** start Information shown **
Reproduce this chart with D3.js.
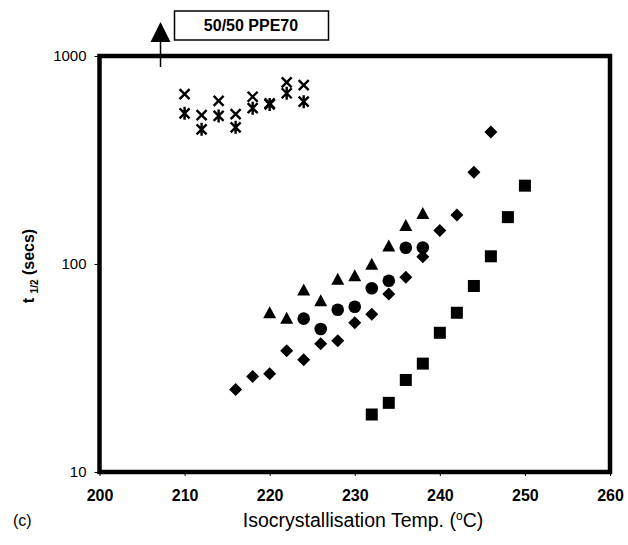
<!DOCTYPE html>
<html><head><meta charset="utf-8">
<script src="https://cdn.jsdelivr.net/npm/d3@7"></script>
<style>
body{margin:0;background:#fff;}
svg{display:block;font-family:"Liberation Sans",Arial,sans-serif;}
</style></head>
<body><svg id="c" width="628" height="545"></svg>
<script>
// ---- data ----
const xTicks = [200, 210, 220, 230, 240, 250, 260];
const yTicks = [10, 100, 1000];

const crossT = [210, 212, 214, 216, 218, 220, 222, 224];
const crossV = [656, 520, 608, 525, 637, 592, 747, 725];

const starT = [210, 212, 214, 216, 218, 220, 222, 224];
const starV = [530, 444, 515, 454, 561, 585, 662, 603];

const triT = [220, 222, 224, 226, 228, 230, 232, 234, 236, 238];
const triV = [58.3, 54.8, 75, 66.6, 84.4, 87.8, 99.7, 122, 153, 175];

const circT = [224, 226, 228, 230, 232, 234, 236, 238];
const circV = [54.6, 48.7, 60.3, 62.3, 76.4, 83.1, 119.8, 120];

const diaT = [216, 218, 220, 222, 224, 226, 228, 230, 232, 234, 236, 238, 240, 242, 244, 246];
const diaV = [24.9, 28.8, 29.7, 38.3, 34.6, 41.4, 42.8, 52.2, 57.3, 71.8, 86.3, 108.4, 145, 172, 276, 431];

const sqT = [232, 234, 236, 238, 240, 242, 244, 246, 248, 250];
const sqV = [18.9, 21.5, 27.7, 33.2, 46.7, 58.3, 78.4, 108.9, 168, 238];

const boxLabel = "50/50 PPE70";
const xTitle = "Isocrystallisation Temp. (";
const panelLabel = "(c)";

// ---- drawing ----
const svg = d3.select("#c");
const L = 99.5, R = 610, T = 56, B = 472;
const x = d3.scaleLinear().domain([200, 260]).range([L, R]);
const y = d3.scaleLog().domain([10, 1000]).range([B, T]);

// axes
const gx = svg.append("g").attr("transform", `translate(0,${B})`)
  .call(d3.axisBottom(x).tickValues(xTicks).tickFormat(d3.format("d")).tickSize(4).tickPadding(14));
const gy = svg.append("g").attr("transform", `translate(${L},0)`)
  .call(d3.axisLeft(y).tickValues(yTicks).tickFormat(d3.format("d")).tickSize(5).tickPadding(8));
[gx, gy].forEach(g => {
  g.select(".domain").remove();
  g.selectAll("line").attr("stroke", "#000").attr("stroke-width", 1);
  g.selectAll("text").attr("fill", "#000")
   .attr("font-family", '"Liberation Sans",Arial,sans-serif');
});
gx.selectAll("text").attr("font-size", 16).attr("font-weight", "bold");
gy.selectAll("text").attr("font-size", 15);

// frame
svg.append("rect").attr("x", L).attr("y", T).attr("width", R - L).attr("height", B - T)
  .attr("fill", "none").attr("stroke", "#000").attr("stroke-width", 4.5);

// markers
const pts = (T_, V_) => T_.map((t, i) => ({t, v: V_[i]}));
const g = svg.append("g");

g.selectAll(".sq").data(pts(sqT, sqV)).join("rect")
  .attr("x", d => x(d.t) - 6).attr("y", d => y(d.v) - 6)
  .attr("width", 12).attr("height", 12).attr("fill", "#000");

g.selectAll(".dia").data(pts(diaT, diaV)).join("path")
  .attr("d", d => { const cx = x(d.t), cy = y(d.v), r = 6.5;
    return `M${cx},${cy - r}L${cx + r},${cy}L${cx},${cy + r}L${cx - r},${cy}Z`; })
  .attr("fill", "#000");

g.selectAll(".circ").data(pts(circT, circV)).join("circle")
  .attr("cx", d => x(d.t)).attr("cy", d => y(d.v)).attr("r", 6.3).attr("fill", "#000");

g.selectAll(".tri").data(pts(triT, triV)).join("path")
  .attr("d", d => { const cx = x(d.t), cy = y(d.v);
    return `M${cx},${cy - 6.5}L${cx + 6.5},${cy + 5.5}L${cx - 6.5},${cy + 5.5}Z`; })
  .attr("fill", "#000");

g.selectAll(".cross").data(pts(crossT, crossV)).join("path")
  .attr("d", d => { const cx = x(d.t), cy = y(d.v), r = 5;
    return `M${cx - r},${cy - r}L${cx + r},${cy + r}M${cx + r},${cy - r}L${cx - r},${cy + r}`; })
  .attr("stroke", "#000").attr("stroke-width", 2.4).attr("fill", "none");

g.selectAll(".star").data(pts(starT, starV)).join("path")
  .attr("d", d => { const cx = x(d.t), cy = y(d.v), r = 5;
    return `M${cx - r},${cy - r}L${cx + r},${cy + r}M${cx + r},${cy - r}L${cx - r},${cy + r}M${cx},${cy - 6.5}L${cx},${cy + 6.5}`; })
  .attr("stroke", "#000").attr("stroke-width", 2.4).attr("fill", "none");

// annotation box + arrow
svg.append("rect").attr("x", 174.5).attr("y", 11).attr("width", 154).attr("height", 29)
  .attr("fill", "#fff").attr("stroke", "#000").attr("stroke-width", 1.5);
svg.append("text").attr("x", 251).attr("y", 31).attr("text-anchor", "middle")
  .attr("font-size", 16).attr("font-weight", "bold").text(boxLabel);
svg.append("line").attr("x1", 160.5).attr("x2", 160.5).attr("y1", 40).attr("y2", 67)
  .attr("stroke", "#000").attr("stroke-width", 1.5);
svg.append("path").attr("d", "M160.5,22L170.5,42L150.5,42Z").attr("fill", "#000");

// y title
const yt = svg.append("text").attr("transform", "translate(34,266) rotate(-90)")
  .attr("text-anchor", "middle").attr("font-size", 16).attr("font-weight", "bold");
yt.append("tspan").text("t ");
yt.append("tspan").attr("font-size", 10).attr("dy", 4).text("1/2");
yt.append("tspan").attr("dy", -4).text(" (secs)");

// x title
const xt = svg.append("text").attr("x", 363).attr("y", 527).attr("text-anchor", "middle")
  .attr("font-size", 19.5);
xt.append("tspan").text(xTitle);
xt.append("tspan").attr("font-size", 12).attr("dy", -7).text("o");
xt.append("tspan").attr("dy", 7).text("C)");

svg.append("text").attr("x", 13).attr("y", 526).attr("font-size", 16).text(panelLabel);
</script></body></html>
** end Information shown **
= Task description =
Write out again, exactly, the lines from the start of the listing up to the line containing "const crossV = [656, 520, 608, 525, 637, 592, 747, 725];", with both ends and without pictures.

= Full response =
Reproduce this chart with D3.js.
<!DOCTYPE html>
<html><head><meta charset="utf-8">
<script src="https://cdn.jsdelivr.net/npm/d3@7"></script>
<style>
body{margin:0;background:#fff;}
svg{display:block;font-family:"Liberation Sans",Arial,sans-serif;}
</style></head>
<body><svg id="c" width="628" height="545"></svg>
<script>
// ---- data ----
const xTicks = [200, 210, 220, 230, 240, 250, 260];
const yTicks = [10, 100, 1000];

const crossT = [210, 212, 214, 216, 218, 220, 222, 224];
const crossV = [656, 520, 608, 525, 637, 592, 747, 725];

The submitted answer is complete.